• _EXERCISE_: Reproduce the listing below in full and without alteration, apart from its pictures.

---------- INFORMATION SUPPLIED ----------

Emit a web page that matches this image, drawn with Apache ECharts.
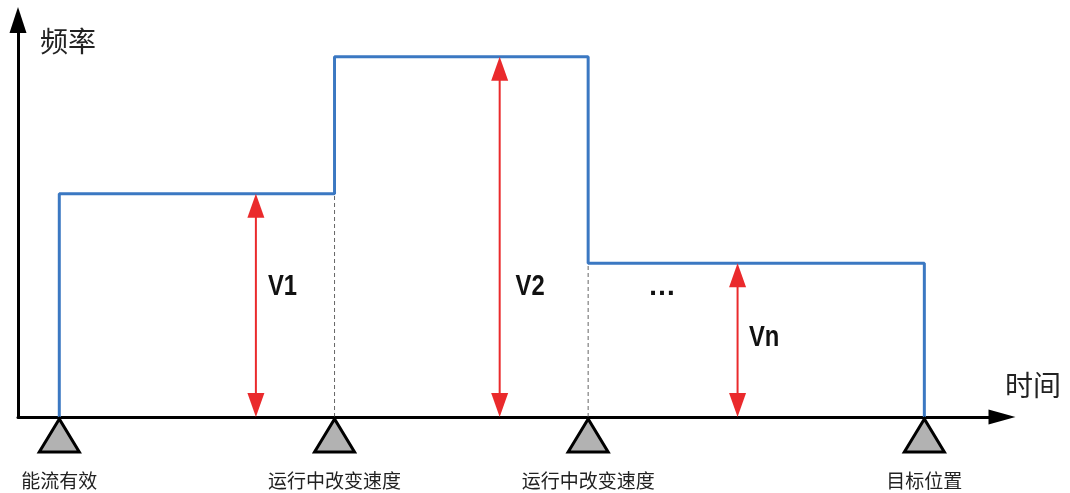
<!DOCTYPE html>
<html>
<head>
<meta charset="utf-8">
<script src="https://cdn.jsdelivr.net/npm/echarts@6/dist/echarts.min.js"></script>
<style>html,body{margin:0;padding:0;background:#fff}#main{width:1070px;height:493px}</style>
</head>
<body>
<div id="main"></div>
<script>
// 切换点（时间）和下方说明
var switchTimes = [4.2, 32.2, 58, 92.2];
var switchLabels = ['能流有效', '运行中改变速度', '运行中改变速度', '目标位置'];
// 各段频率
var levels = [22.5, 36.3, 15.5];
// 红色双箭头位置和名称
var arrowTimes = [24.2, 49, 73.2];
var arrowNames = ['V1', 'V2', 'Vn'];
var nameTimes = [26.9, 52.1, 75.9];
var nameLevels = [13.1, 13.1, 8.0];
var dotsPos = [65.5, 13.1];

var blue = '#3b78c2';
var red = '#ea2a2c';

// 阶梯折线
var stepData = [[switchTimes[0], 0]];
for (var i = 0; i < levels.length; i++) {
	stepData.push([switchTimes[i], levels[i]]);
	stepData.push([switchTimes[i + 1], levels[i]]);
}
stepData.push([switchTimes[switchTimes.length - 1], 0]);

// 虚线（中间切换点）
var dashData = [];
for (var i = 1; i < levels.length; i++) {
	dashData.push([switchTimes[i], Math.min(levels[i - 1], levels[i])]);
}

var arrowData = [];
for (var i = 0; i < arrowTimes.length; i++) {
	arrowData.push([arrowTimes[i], levels[i]]);
}
var nameData = [];
for (var i = 0; i < arrowNames.length; i++) {
	nameData.push([nameTimes[i], nameLevels[i]]);
}
var triData = switchTimes.map(function (t) { return [t, 0]; });

var boldFont = '"Liberation Sans", Arial, sans-serif';

var myChart = echarts.init(document.getElementById('main'));
var option = {
	animation: false,
	grid: { left: 18, right: 68, top: 20, bottom: 76 },
	xAxis: {
		type: 'value', min: 0, max: 100.1,
		axisLine: { show: true, symbol: ['none', 'triangle'], symbolSize: [15, 27], lineStyle: { color: '#000', width: 3 } },
		axisTick: { show: false }, axisLabel: { show: false }, splitLine: { show: false }
	},
	yAxis: {
		type: 'value', min: 0, max: 40,
		axisLine: { show: true, symbol: ['none', 'triangle'], symbolSize: [17, 26], lineStyle: { color: '#000', width: 3 } },
		axisTick: { show: false }, axisLabel: { show: false }, splitLine: { show: false }
	},
	graphic: [
		{ type: 'text', left: 40, top: 27, style: { text: '频率', fontSize: 28, fontFamily: 'Noto Sans CJK SC', fill: '#222' } },
		{ type: 'text', left: 1005, top: 371, style: { text: '时间', fontSize: 28, fontFamily: 'Noto Sans CJK SC', fill: '#222' } }
	],
	series: [
		{
			type: 'custom', data: dashData, z: 2,
			renderItem: function (params, api) {
				var p0 = api.coord([api.value(0), 0]);
				var p1 = api.coord([api.value(0), api.value(1)]);
				return { type: 'line', shape: { x1: p0[0], y1: p0[1], x2: p1[0], y2: p1[1] },
					style: { stroke: '#666', lineWidth: 1, lineDash: [4, 3] } };
			}
		},
		{
			type: 'line', data: stepData, symbol: 'none', z: 5,
			lineStyle: { color: blue, width: 3 }
		},
		{
			type: 'custom', data: arrowData, z: 6,
			renderItem: function (params, api) {
				var p0 = api.coord([api.value(0), 0]);
				var p1 = api.coord([api.value(0), api.value(1)]);
				var x = p0[0], hl = 24, hw = 8.5;
				return { type: 'group', children: [
					{ type: 'line', shape: { x1: x, y1: p0[1] - hl + 2, x2: x, y2: p1[1] + hl - 2 }, style: { stroke: red, lineWidth: 2 } },
					{ type: 'polygon', shape: { points: [[x, p1[1]], [x - hw, p1[1] + hl], [x + hw, p1[1] + hl]] }, style: { fill: red } },
					{ type: 'polygon', shape: { points: [[x, p0[1]], [x - hw, p0[1] - hl], [x + hw, p0[1] - hl]] }, style: { fill: red } }
				] };
			}
		},
		{
			type: 'custom', data: nameData, z: 6,
			renderItem: function (params, api) {
				var p = api.coord([api.value(0), api.value(1)]);
				return { type: 'text', x: p[0], y: p[1], scaleX: 0.82, style: { text: arrowNames[params.dataIndex], fontSize: 29, fontWeight: 'bold',
					fontFamily: boldFont, fill: '#111', align: 'center', verticalAlign: 'middle' } };
			}
		},
		{
			type: 'custom', data: [dotsPos], z: 6,
			renderItem: function (params, api) {
				var p = api.coord([api.value(0), api.value(1)]);
				return { type: 'text', x: p[0], y: p[1], style: { text: '…', fontSize: 28, fontWeight: 'bold',
					fontFamily: boldFont, fill: '#111', align: 'center', verticalAlign: 'middle' } };
			}
		},
		{
			type: 'custom', data: triData, z: 7,
			renderItem: function (params, api) {
				var p = api.coord([api.value(0), 0]);
				var x = p[0], y = p[1] + 2;
				return { type: 'group', children: [
					{ type: 'polygon', shape: { points: [[x, y], [x - 20, y + 33], [x + 20, y + 33]] },
						style: { fill: '#b2b2b2', stroke: '#000', lineWidth: 3 } },
					{ type: 'text', x: x, y: p[1] + 64, style: { text: switchLabels[params.dataIndex], fontSize: 19,
						fontFamily: 'Noto Sans CJK SC', fill: '#222', align: 'center', verticalAlign: 'middle' } }
				] };
			}
		}
	]
};
myChart.setOption(option);
</script>
</body>
</html>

----------

• _FINAL ANSWER_:
Emit a web page that matches this image, drawn with Apache ECharts.
<!DOCTYPE html>
<html>
<head>
<meta charset="utf-8">
<script src="https://cdn.jsdelivr.net/npm/echarts@6/dist/echarts.min.js"></script>
<style>html,body{margin:0;padding:0;background:#fff}#main{width:1070px;height:493px}</style>
</head>
<body>
<div id="main"></div>
<script>
// 切换点（时间）和下方说明
var switchTimes = [4.2, 32.2, 58, 92.2];
var switchLabels = ['能流有效', '运行中改变速度', '运行中改变速度', '目标位置'];
// 各段频率
var levels = [22.5, 36.3, 15.5];
// 红色双箭头位置和名称
var arrowTimes = [24.2, 49, 73.2];
var arrowNames = ['V1', 'V2', 'Vn'];
var nameTimes = [26.9, 52.1, 75.9];
var nameLevels = [13.1, 13.1, 8.0];
var dotsPos = [65.5, 13.1];

var blue = '#3b78c2';
var red = '#ea2a2c';

// 阶梯折线
var stepData = [[switchTimes[0], 0]];
for (var i = 0; i < levels.length; i++) {
	stepData.push([switchTimes[i], levels[i]]);
	stepData.push([switchTimes[i + 1], levels[i]]);
}
stepData.push([switchTimes[switchTimes.length - 1], 0]);

// 虚线（中间切换点）
var dashData = [];
for (var i = 1; i < levels.length; i++) {
	dashData.push([switchTimes[i], Math.min(levels[i - 1], levels[i])]);
}

var arrowData = [];
for (var i = 0; i < arrowTimes.length; i++) {
	arrowData.push([arrowTimes[i], levels[i]]);
}
var nameData = [];
for (var i = 0; i < arrowNames.length; i++) {
	nameData.push([nameTimes[i], nameLevels[i]]);
}
var triData = switchTimes.map(function (t) { return [t, 0]; });

var boldFont = '"Liberation Sans", Arial, sans-serif';

var myChart = echarts.init(document.getElementById('main'));
var option = {
	animation: false,
	grid: { left: 18, right: 68, top: 20, bottom: 76 },
	xAxis: {
		type: 'value', min: 0, max: 100.1,
		axisLine: { show: true, symbol: ['none', 'triangle'], symbolSize: [15, 27], lineStyle: { color: '#000', width: 3 } },
		axisTick: { show: false }, axisLabel: { show: false }, splitLine: { show: false }
	},
	yAxis: {
		type: 'value', min: 0, max: 40,
		axisLine: { show: true, symbol: ['none', 'triangle'], symbolSize: [17, 26], lineStyle: { color: '#000', width: 3 } },
		axisTick: { show: false }, axisLabel: { show: false }, splitLine: { show: false }
	},
	graphic: [
		{ type: 'text', left: 40, top: 27, style: { text: '频率', fontSize: 28, fontFamily: 'Noto Sans CJK SC', fill: '#222' } },
		{ type: 'text', left: 1005, top: 371, style: { text: '时间', fontSize: 28, fontFamily: 'Noto Sans CJK SC', fill: '#222' } }
	],
	series: [
		{
			type: 'custom', data: dashData, z: 2,
			renderItem: function (params, api) {
				var p0 = api.coord([api.value(0), 0]);
				var p1 = api.coord([api.value(0), api.value(1)]);
				return { type: 'line', shape: { x1: p0[0], y1: p0[1], x2: p1[0], y2: p1[1] },
					style: { stroke: '#666', lineWidth: 1, lineDash: [4, 3] } };
			}
		},
		{
			type: 'line', data: stepData, symbol: 'none', z: 5,
			lineStyle: { color: blue, width: 3 }
		},
		{
			type: 'custom', data: arrowData, z: 6,
			renderItem: function (params, api) {
				var p0 = api.coord([api.value(0), 0]);
				var p1 = api.coord([api.value(0), api.value(1)]);
				var x = p0[0], hl = 24, hw = 8.5;
				return { type: 'group', children: [
					{ type: 'line', shape: { x1: x, y1: p0[1] - hl + 2, x2: x, y2: p1[1] + hl - 2 }, style: { stroke: red, lineWidth: 2 } },
					{ type: 'polygon', shape: { points: [[x, p1[1]], [x - hw, p1[1] + hl], [x + hw, p1[1] + hl]] }, style: { fill: red } },
					{ type: 'polygon', shape: { points: [[x, p0[1]], [x - hw, p0[1] - hl], [x + hw, p0[1] - hl]] }, style: { fill: red } }
				] };
			}
		},
		{
			type: 'custom', data: nameData, z: 6,
			renderItem: function (params, api) {
				var p = api.coord([api.value(0), api.value(1)]);
				return { type: 'text', x: p[0], y: p[1], scaleX: 0.82, style: { text: arrowNames[params.dataIndex], fontSize: 29, fontWeight: 'bold',
					fontFamily: boldFont, fill: '#111', align: 'center', verticalAlign: 'middle' } };
			}
		},
		{
			type: 'custom', data: [dotsPos], z: 6,
			renderItem: function (params, api) {
				var p = api.coord([api.value(0), api.value(1)]);
				return { type: 'text', x: p[0], y: p[1], style: { text: '…', fontSize: 28, fontWeight: 'bold',
					fontFamily: boldFont, fill: '#111', align: 'center', verticalAlign: 'middle' } };
			}
		},
		{
			type: 'custom', data: triData, z: 7,
			renderItem: function (params, api) {
				var p = api.coord([api.value(0), 0]);
				var x = p[0], y = p[1] + 2;
				return { type: 'group', children: [
					{ type: 'polygon', shape: { points: [[x, y], [x - 20, y + 33], [x + 20, y + 33]] },
						style: { fill: '#b2b2b2', stroke: '#000', lineWidth: 3 } },
					{ type: 'text', x: x, y: p[1] + 64, style: { text: switchLabels[params.dataIndex], fontSize: 19,
						fontFamily: 'Noto Sans CJK SC', fill: '#222', align: 'center', verticalAlign: 'middle' } }
				] };
			}
		}
	]
};
myChart.setOption(option);
</script>
</body>
</html>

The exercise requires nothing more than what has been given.